◆ **Directions for this task**:
Extract each line where the string "chart" shows up.

◆ **Information shown**:
%%

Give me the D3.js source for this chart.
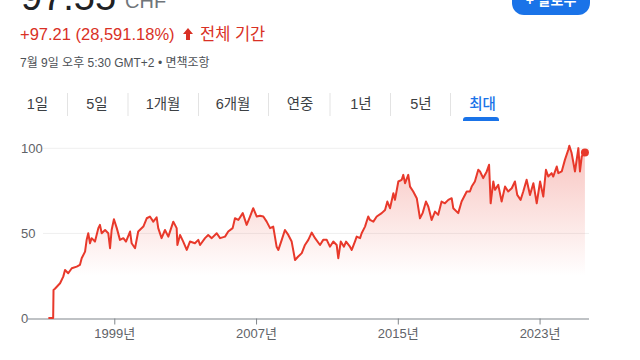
<!DOCTYPE html>
<html>
<head>
<meta charset="utf-8">
<script src="https://cdn.jsdelivr.net/npm/d3@7"></script>
<style>
  html, body { margin: 0; padding: 0; background: #fff; }
  svg { display: block; font-family: Arial, "Liberation Sans", "Noto Sans CJK KR", sans-serif; }
</style>
</head>
<body>
<svg id="chart" width="640" height="360"></svg>
<script>
// ---- Data (decimal year, price in CHF) ----
const years = [
  1995.28, 1995.55, 1995.57, 1995.65, 1995.94, 1996.12, 1996.22, 1996.40, 1996.60, 1996.88,
  1997.06, 1997.16, 1997.35, 1997.44, 1997.53, 1997.63, 1997.72, 1997.91, 1998.10, 1998.19,
  1998.29, 1998.48, 1998.66, 1998.76, 1998.85, 1998.98, 1999.14, 1999.32, 1999.51, 1999.66,
  1999.89, 1999.98, 2000.17, 2000.35, 2000.64, 2000.83, 2001.01, 2001.20, 2001.39, 2001.48,
  2001.67, 2001.86, 2002.05, 2002.33, 2002.52, 2002.56, 2002.71, 2002.89, 2003.09, 2003.27,
  2003.55, 2003.74, 2003.84, 2004.12, 2004.30, 2004.50, 2004.78, 2004.97, 2005.25, 2005.43,
  2005.68, 2005.81, 2006.00, 2006.25, 2006.47, 2006.66, 2006.84, 2007.04, 2007.22, 2007.41,
  2007.60, 2007.79, 2007.97, 2008.16, 2008.26, 2008.45, 2008.63, 2008.82, 2009.01, 2009.20,
  2009.38, 2009.58, 2009.76, 2009.95, 2010.14, 2010.33, 2010.61, 2010.79, 2010.99, 2011.17,
  2011.36, 2011.55, 2011.64, 2011.78, 2011.96, 2012.08, 2012.30, 2012.40, 2012.58, 2012.68,
  2012.87, 2012.96, 2013.15, 2013.33, 2013.43, 2013.62, 2013.81, 2014.09, 2014.28, 2014.41,
  2014.56, 2014.75, 2014.84, 2015.03, 2015.22, 2015.31, 2015.41, 2015.59, 2015.69, 2015.87,
  2016.07, 2016.25, 2016.40, 2016.59, 2016.72, 2016.91, 2017.10, 2017.28, 2017.47, 2017.66,
  2017.85, 2018.04, 2018.13, 2018.41, 2018.60, 2018.89, 2019.07, 2019.17, 2019.35, 2019.54,
  2019.64, 2019.82, 2020.02, 2020.15, 2020.24, 2020.39, 2020.48, 2020.67, 2020.86, 2021.05,
  2021.23, 2021.43, 2021.61, 2021.74, 2021.93, 2022.08, 2022.27, 2022.46, 2022.65, 2022.84,
  2023.03, 2023.21, 2023.36, 2023.49, 2023.68, 2023.77, 2023.97, 2024.06, 2024.25, 2024.43,
  2024.62, 2024.68, 2024.81, 2025.00, 2025.19, 2025.28, 2025.38, 2025.56
];
const prices = [
  0.34, 0.34, 16.8, 17.5, 20.7, 24.6, 28.5, 26.6, 29.5, 30.5,
  31.5, 35.4, 39.3, 46.2, 50.1, 44.2, 47.2, 45.2, 53.1, 55.0,
  50.1, 52.0, 50.1, 41.3, 52.0, 58.3, 53.1, 46.2, 47.2, 45.2,
  51.1, 44.2, 41.3, 51.1, 54.0, 58.9, 59.9, 56.9, 59.4, 53.1,
  47.2, 52.0, 48.1, 56.9, 53.1, 43.2, 49.1, 45.2, 40.3, 45.2,
  44.2, 46.2, 43.2, 47.2, 49.1, 47.2, 50.1, 47.2, 48.1, 51.1,
  53.1, 58.9, 57.9, 61.9, 55.0, 59.9, 64.8, 59.9, 60.4, 59.9,
  56.9, 53.1, 54.0, 42.2, 40.3, 46.2, 52.0, 49.1, 45.2, 34.4,
  36.4, 38.4, 43.2, 46.2, 50.5, 47.2, 43.2, 46.2, 46.2, 42.2,
  45.2, 43.2, 35.4, 45.2, 42.2, 45.2, 42.2, 40.3, 45.2, 48.1,
  47.2, 50.1, 54.0, 59.9, 57.9, 56.9, 59.9, 61.9, 63.8, 68.7,
  64.8, 73.6, 69.7, 80.5, 81.5, 84.4, 79.5, 84.4, 77.5, 74.6,
  70.7, 58.9, 61.9, 68.7, 65.8, 57.9, 62.8, 60.9, 68.7, 67.7,
  69.7, 70.7, 64.8, 61.9, 68.7, 74.6, 74.6, 77.5, 80.5, 87.4,
  86.4, 82.5, 86.4, 90.3, 67.7, 80.5, 75.6, 78.5, 68.7, 77.5,
  74.6, 76.5, 80.5, 72.6, 69.7, 74.6, 81.5, 72.6, 79.5, 67.7,
  80.5, 71.6, 87.4, 83.4, 85.4, 83.4, 89.3, 85.4, 86.4, 93.2,
  99.1, 101.5, 97.2, 86.4, 100.1, 86.4, 95.2, 97.55
];
const yTicks = [0, 50, 100];
const xTicks = [1999, 2007, 2015, 2023];
const tabs = ["1일", "5일", "1개월", "6개월", "연중", "1년", "5년", "최대"];
const priceText = "97.55";
const currency = "CHF";
const changeText = "+97.21 (28,591.18%)";
const periodText = "전체 기간";
const dateText = "7월 9일 오후 5:30 GMT+2 • 면책조항";

const data = years.map((y, i) => ({ t: y, v: prices[i] }));

const svg = d3.select("#chart");
const red = "#e8392b";

// ---- Header ----
svg.append("text").attr("x", 21).attr("y", 10).attr("font-size", 38)
  .attr("fill", "#202124").text(priceText);
svg.append("text").attr("x", 125).attr("y", 8).attr("font-size", 20)
  .attr("fill", "#70757a").text(currency);

// follow button (clipped at top)
svg.append("rect").attr("x", 512).attr("y", -20).attr("width", 78).attr("height", 35)
  .attr("rx", 12).attr("fill", "#1a73e8");
svg.append("text").attr("x", 551).attr("y", 5).attr("text-anchor", "middle")
  .attr("font-size", 14).attr("font-weight", "bold").attr("fill", "#fff").text("+  팔로우");

svg.append("text").attr("x", 20).attr("y", 40).attr("font-size", 16.5).attr("fill", "#d93025").text(changeText);
// up arrow
svg.append("path").attr("d", "M188,28 l5,6 h-3 v6 h-4 v-6 h-3 z").attr("fill", "#d93025");
svg.append("text").attr("x", 200).attr("y", 40).attr("font-size", 16.5).attr("fill", "#d93025").text(periodText);

svg.append("text").attr("x", 20).attr("y", 67).attr("font-size", 12).attr("fill", "#4d5156").text(dateText);

// ---- Tabs ----
const tabCenters = [37.5, 97, 163, 233, 300, 361, 421, 482.5];
const sepX = [67.5, 128, 198.5, 268.5, 330, 390.5, 450.5];
tabs.forEach((t, i) => {
  svg.append("text").attr("x", tabCenters[i]).attr("y", 109).attr("text-anchor", "middle")
    .attr("font-size", 14.5).attr("font-weight", i === tabs.length - 1 ? 500 : 400)
    .attr("fill", i === tabs.length - 1 ? "#1a73e8" : "#3c4043").text(t);
});
sepX.forEach(x => {
  svg.append("line").attr("x1", x).attr("x2", x).attr("y1", 93).attr("y2", 116)
    .attr("stroke", "#e3e3e3").attr("stroke-width", 1);
});
svg.append("path").attr("d", "M463,121 v-1 a3,3 0 0 1 3,-3 h30 a3,3 0 0 1 3,3 v1 z").attr("fill", "#1a73e8");

// ---- Scales ----
const x = d3.scaleLinear().domain([1994.13, 2025.79]).range([28, 589]);
const y = d3.scaleLinear().domain([0, 100]).range([318.5, 148.3]);

// gridlines
yTicks.filter(d => d > 0).forEach(d => {
  svg.append("line").attr("x1", 43).attr("x2", 589).attr("y1", y(d)).attr("y2", y(d))
    .attr("stroke", "#efefef").attr("stroke-width", 1);
});
// y labels
yTicks.forEach(d => {
  svg.append("text").attr("x", 21).attr("y", y(d)).attr("dy", "0.35em")
    .attr("font-size", 13).attr("fill", "#5f6368").text(d);
});

// gradient
const defs = svg.append("defs");
const grad = defs.append("linearGradient").attr("id", "fillGrad")
  .attr("gradientUnits", "userSpaceOnUse").attr("x1", 0).attr("x2", 0)
  .attr("y1", y(101)).attr("y2", 276);
grad.append("stop").attr("offset", 0).attr("stop-color", red).attr("stop-opacity", 0.3);
grad.append("stop").attr("offset", 1).attr("stop-color", red).attr("stop-opacity", 0);

const area = d3.area().x(d => x(d.t)).y0(y(0)).y1(d => y(d.v));
svg.append("path").datum(data).attr("d", area).attr("fill", "url(#fillGrad)");

// baseline axis
const axis = d3.axisBottom(x).tickValues(xTicks).tickSize(6).tickFormat(d => d + "년");
const gAxis = svg.append("g").attr("transform", `translate(0,${y(0)})`).call(axis);
gAxis.select(".domain").attr("stroke", "#80868b").attr("stroke-width", 1.2)
  .attr("d", `M28,0.5H589`);
gAxis.selectAll(".tick line").attr("stroke", "#80868b");
gAxis.selectAll(".tick text").attr("font-size", 13).attr("fill", "#5f6368")
  .attr("font-family", 'Arial, "Liberation Sans", "Noto Sans CJK KR", sans-serif')
  .attr("y", 10).attr("dy", "0.71em");

// line
const line = d3.line().x(d => x(d.t)).y(d => y(d.v));
svg.append("path").datum(data).attr("d", line).attr("fill", "none")
  .attr("stroke", red).attr("stroke-width", 2).attr("stroke-linejoin", "round");

// end dot
const last = data[data.length - 1];
svg.append("circle").attr("cx", x(last.t)).attr("cy", y(last.v)).attr("r", 4).attr("fill", red);
</script>
</body>
</html>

%%

◆ **Reply to the exercise**:
Give me the D3.js source for this chart.
<svg id="chart" width="640" height="360"></svg>
const svg = d3.select("#chart");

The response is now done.